Category Archives: Musical Compositions

Composing music has always been my most passionate endeavor. Here you’ll find (eventually) hundreds of songs, instrumentals, demos, and riffs that I’ve written and recorded over the decades – many under my performance name of Tarnished Karma

Guyana Dreamin’

Back in the 1980s I was hired to edit a documentary on Jim Jones and the Peoples Temple mass suicide. 900 folks killed themselves in their settlement in the jungles of Guyana. Heavy stuff to work with each day, and my outlet was that it inspired this song – Guyana Dreamin’ – Loosely named after the Mommas and Papas song, California Dreamin’. I interviewed one of the survivors – an NBC cameraman who came over to Guyana with the congressman who was investigating Jones and precipitated a massacre at the airport by Jones’ henchmen that led to the mass suicide. Man, he was still wrecked by the experience and very bitter that he couldn’t get hired any longer because everyone thought he was in his words, “damaged goods” due to his experiences. And then there was the Super-8 sound footage we got a hold of that had been shot by Jones’ people in Guyana to use for fundraising back in in the States. There’s an unbelievably ironic scene where they are holding a feast with entertainment in the dining hall in Guyana and there’s a fellow playing guitar and singing the theme from M.A.S.H. which, if you don’t know, is entitled “Suicide is Painless.” And even more ironic, as you may recall, almost all of them died, men, women, and children, from drinking Kool-Aid laced with Cyanide. So we have this footage of Jones himself taking us on a tour of their food stores, and in one scene he stops and points out some supplies saying, “And this is where we keep the Kool-Aid.” So, as you can see, the weird, strained, discordant tones of this song, as well as the dark lyrics, were my way of getting my head around the stuff of tragedy and shedding it into the art. Now it’s yours! 🙂

Empty Vee (MTV)

This is one of my favorites of the songs I wrote in the 1980s. Very simple pop music compared to the things I write these days, but it does have some ambitious harmonies, and I particularly like the change-up in musical theme in the chorus.

Anticipation

Intended as an experiment, in this very subtle slowly building piece, instruments are gently and gradually added to the repetitive theme.  Each iteration almost imperceptibly deepens the richness and complexity.  It may sound like an exercise in competitive redundancy but if you compare the last bars to the first, there is quite a difference that snuck in under the radar. From the 1980s

I Have Seen The Future

The one has a spiritual bent. Though my mom and dad were getting all “born again” in those days, I found myself in my teenage years not finding traditional religion a comfortable fit. I wrote this song somewhere in the early 70s, then recorded this version a few years later when I wanted permanent copies of my previously composed songs. I’m rather proud of the lyrics on this one. I wanted to put a twist on things to avoid cliches and traditional ways of looking at the path to salvation, and this is what I ended up with.

The Hermit

I have no idea why I wrote this weird little ditty, much less recorded it, yet here it is. Make of it what you will. And when you speak of this in years to come, and you will, be kind….

Only Ashes

Only Ashes

This one started out as a poem about folks who get lost in the past, sucked out of the moment and into reverie. Written in my twenties, I saw a lot of old folks drifting away from involvement in the here and now and wanted to pen a tome about the dangers of dropping into that rabbit hole. So, now that I’m an old person, here I am spending all my time recycling my old artistic creations instead of making anything new. How’s that for poetic irony. Hmmm… “poetic irony” – that’s a new creation. WooHoo! Not Dead Yet! (Mostly).

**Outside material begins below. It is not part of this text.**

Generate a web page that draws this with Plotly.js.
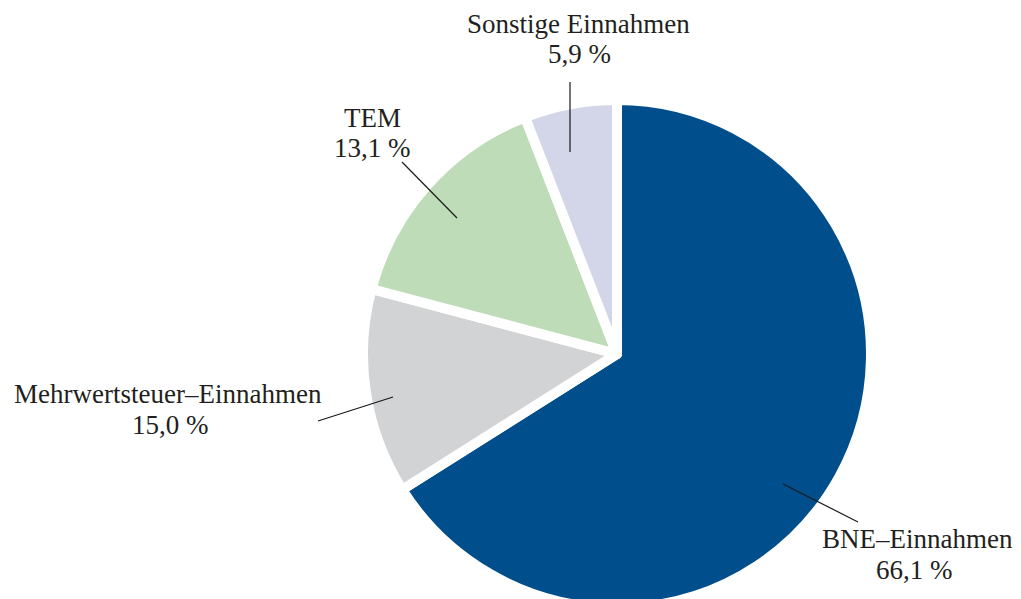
<!DOCTYPE html>
<html>
<head>
<meta charset="utf-8">
<script src="https://cdn.plot.ly/plotly-3.0.1.min.js"></script>
<style>
html,body{margin:0;padding:0;overflow:hidden;background:#fff;}
#chart{width:1021px;height:608px;}
</style>
</head>
<body>
<div id="chart"></div>
<script>
// Data
const categories = ["BNE–Einnahmen", "Mehrwertsteuer–Einnahmen", "TEM", "Sonstige Einnahmen"];
// slice sizes as drawn in the picture (percent)
const sliceValues = [66.1, 13.1, 15.0, 5.9];
// percentage labels as printed in the picture
const shareLabels = ["66,1 %", "15,0 %", "13,1 %", "5,9 %"];
const colors = ["#004f8c", "#d2d3d5", "#bfdcb9", "#d2d6e8"];

// Layout (pixel positions of labels and leader lines)
const W = 1021, H = 608;
const namePos = [[917, 539], [168, 394], [372, 118], [578, 24]];
const pctPos  = [[914, 570], [170, 425], [372, 148], [579, 54]];
const leaderLines = [
  [[783, 484], [858, 522]],
  [[393, 397], [318, 421]],
  [[457, 218], [402, 162]],
  [[570, 152], [570, 82]]
];
const px = x => x / W;
const py = y => 1 - y / H;

const FONT = "Liberation Serif, Times New Roman, serif";
const textFont = {family: FONT, size: 27, color: "#231f20"};

const annotations = [];
categories.forEach((c, i) => {
  annotations.push({
    xref: "paper", yref: "paper",
    x: px(namePos[i][0]), y: py(namePos[i][1]),
    xanchor: "center", yanchor: "middle",
    text: c, showarrow: false, font: textFont
  });
  annotations.push({
    xref: "paper", yref: "paper",
    x: px(pctPos[i][0]), y: py(pctPos[i][1]),
    xanchor: "center", yanchor: "middle",
    text: shareLabels[i], showarrow: false, font: textFont
  });
});

const shapes = leaderLines.map(l => ({
  type: "line", xref: "paper", yref: "paper",
  x0: px(l[0][0]), y0: py(l[0][1]), x1: px(l[1][0]), y1: py(l[1][1]),
  line: {color: "#1a1a1a", width: 1.2}
}));

const trace = {
  type: "pie",
  labels: categories,
  values: sliceValues,
  sort: false,
  direction: "clockwise",
  rotation: 0,
  textinfo: "none",
  hoverinfo: "skip",
  marker: {colors: colors, line: {color: "#ffffff", width: 10}},
  domain: {x: [363 / W, 871 / W], y: [0, 508 / H]},
  showlegend: false
};

Plotly.newPlot("chart", [trace], {
  width: W, height: H,
  margin: {l: 0, r: 0, t: 0, b: 0},
  paper_bgcolor: "#ffffff",
  plot_bgcolor: "#ffffff",
  annotations: annotations,
  shapes: shapes,
  showlegend: false
}, {displayModeBar: false, staticPlot: true});
</script>
</body>
</html>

Tarnished Karma (Straight As An Arrow)

I was still in high school during the summer of love in 1968 and didn’t graduate until 1971. So, though I adopted the hippy dress code just a little bit, I was a tad too young (coming from a loving family) to run off to Haight Ashbury. In fact, I didn’t get involved in much anything in those days, preferring to keep to my own company other than organized events my parents got me involved in (with a few exceptions). And looking back years later, once I had developed more of a social conscious, I wrote this song as a mantra against lack of involvement. I originally called it Tarnished Karma, but when I decided to take that for my performance name, I changed the name of the song to Straight As An Arrow, which seemed very Republican somehow, and (from what I’ve seen of late) was not all that inaccurate. Anyway, here ’tis…

Squirrel Jam

As I was writing this one, I was thinking of what it would sound like if a couple of squirrels clambered in from an open window and onto my piano. I can picture them chasing each other around the keys, feigning, striking poses, mashing and bashing their way up one scale and down the other.  I added the percussion (again) by pasting the midi from the melody into the drum track which creates the same chaotic frenzy intended by the music.  This is also another one of my cyclical tunes in which the ending can be attached back to the beginning and continue without missing a beat (that’s why the hard ending).  I like the concept of mobius music.